>> START
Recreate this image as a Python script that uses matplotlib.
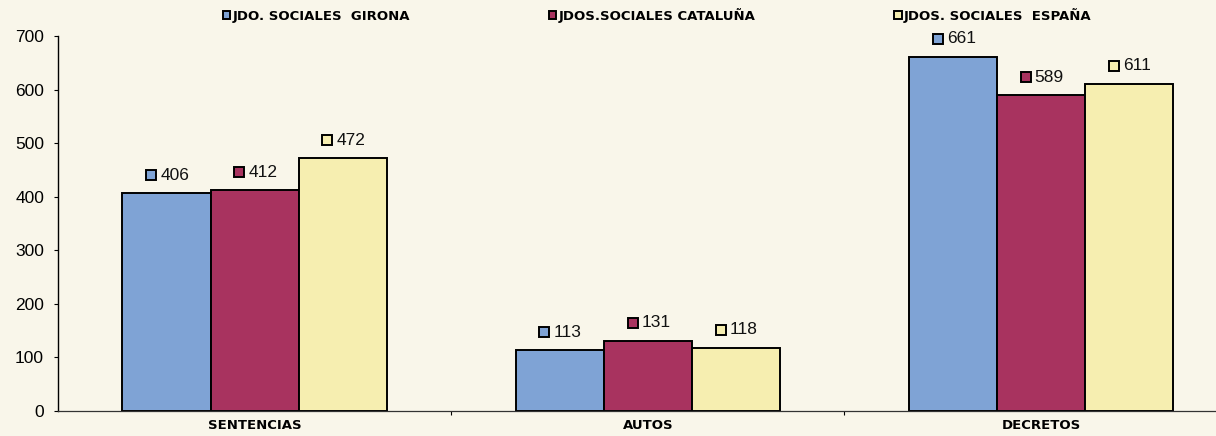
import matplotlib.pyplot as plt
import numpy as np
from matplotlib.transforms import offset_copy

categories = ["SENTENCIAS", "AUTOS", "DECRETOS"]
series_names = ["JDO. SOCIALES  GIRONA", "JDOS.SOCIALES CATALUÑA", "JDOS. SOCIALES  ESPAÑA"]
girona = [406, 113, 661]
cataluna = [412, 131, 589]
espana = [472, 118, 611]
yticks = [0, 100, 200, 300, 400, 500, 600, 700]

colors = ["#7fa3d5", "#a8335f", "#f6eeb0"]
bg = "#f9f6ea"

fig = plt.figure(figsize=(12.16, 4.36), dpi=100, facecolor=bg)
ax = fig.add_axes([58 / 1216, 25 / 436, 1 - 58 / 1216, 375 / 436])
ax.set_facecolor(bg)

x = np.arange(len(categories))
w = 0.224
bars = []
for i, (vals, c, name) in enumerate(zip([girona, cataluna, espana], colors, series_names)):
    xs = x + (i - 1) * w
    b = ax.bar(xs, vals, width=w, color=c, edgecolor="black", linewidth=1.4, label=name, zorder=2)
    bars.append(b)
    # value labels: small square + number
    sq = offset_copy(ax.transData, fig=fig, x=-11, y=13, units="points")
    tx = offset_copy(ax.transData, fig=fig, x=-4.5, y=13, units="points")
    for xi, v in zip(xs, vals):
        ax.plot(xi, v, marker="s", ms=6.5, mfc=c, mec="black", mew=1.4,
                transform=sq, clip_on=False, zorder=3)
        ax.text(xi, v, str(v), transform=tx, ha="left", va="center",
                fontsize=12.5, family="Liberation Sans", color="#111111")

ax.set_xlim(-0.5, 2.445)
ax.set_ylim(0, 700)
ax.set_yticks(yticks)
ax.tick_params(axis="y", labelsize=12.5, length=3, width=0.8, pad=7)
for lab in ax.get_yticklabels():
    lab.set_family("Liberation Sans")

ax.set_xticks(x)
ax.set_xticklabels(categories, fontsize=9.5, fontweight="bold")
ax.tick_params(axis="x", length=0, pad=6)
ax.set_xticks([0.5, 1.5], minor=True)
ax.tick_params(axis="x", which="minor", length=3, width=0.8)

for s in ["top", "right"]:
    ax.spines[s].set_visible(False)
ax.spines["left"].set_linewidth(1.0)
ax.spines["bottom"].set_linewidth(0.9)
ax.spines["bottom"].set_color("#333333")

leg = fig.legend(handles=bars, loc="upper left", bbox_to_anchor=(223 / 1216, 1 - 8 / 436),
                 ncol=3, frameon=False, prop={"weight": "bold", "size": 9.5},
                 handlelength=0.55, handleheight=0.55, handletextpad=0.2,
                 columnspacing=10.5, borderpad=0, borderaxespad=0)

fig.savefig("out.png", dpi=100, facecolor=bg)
>> END
** Short exercise **
Reproduce the data above in full, exactly as it is, with the pictures left out.

** Exercise output **
Recreate this image as a Python script that uses matplotlib.
import matplotlib.pyplot as plt
import numpy as np
from matplotlib.transforms import offset_copy

categories = ["SENTENCIAS", "AUTOS", "DECRETOS"]
series_names = ["JDO. SOCIALES  GIRONA", "JDOS.SOCIALES CATALUÑA", "JDOS. SOCIALES  ESPAÑA"]
girona = [406, 113, 661]
cataluna = [412, 131, 589]
espana = [472, 118, 611]
yticks = [0, 100, 200, 300, 400, 500, 600, 700]

colors = ["#7fa3d5", "#a8335f", "#f6eeb0"]
bg = "#f9f6ea"

fig = plt.figure(figsize=(12.16, 4.36), dpi=100, facecolor=bg)
ax = fig.add_axes([58 / 1216, 25 / 436, 1 - 58 / 1216, 375 / 436])
ax.set_facecolor(bg)

x = np.arange(len(categories))
w = 0.224
bars = []
for i, (vals, c, name) in enumerate(zip([girona, cataluna, espana], colors, series_names)):
    xs = x + (i - 1) * w
    b = ax.bar(xs, vals, width=w, color=c, edgecolor="black", linewidth=1.4, label=name, zorder=2)
    bars.append(b)
    # value labels: small square + number
    sq = offset_copy(ax.transData, fig=fig, x=-11, y=13, units="points")
    tx = offset_copy(ax.transData, fig=fig, x=-4.5, y=13, units="points")
    for xi, v in zip(xs, vals):
        ax.plot(xi, v, marker="s", ms=6.5, mfc=c, mec="black", mew=1.4,
                transform=sq, clip_on=False, zorder=3)
        ax.text(xi, v, str(v), transform=tx, ha="left", va="center",
                fontsize=12.5, family="Liberation Sans", color="#111111")

ax.set_xlim(-0.5, 2.445)
ax.set_ylim(0, 700)
ax.set_yticks(yticks)
ax.tick_params(axis="y", labelsize=12.5, length=3, width=0.8, pad=7)
for lab in ax.get_yticklabels():
    lab.set_family("Liberation Sans")

ax.set_xticks(x)
ax.set_xticklabels(categories, fontsize=9.5, fontweight="bold")
ax.tick_params(axis="x", length=0, pad=6)
ax.set_xticks([0.5, 1.5], minor=True)
ax.tick_params(axis="x", which="minor", length=3, width=0.8)

for s in ["top", "right"]:
    ax.spines[s].set_visible(False)
ax.spines["left"].set_linewidth(1.0)
ax.spines["bottom"].set_linewidth(0.9)
ax.spines["bottom"].set_color("#333333")

leg = fig.legend(handles=bars, loc="upper left", bbox_to_anchor=(223 / 1216, 1 - 8 / 436),
                 ncol=3, frameon=False, prop={"weight": "bold", "size": 9.5},
                 handlelength=0.55, handleheight=0.55, handletextpad=0.2,
                 columnspacing=10.5, borderpad=0, borderaxespad=0)

fig.savefig("out.png", dpi=100, facecolor=bg)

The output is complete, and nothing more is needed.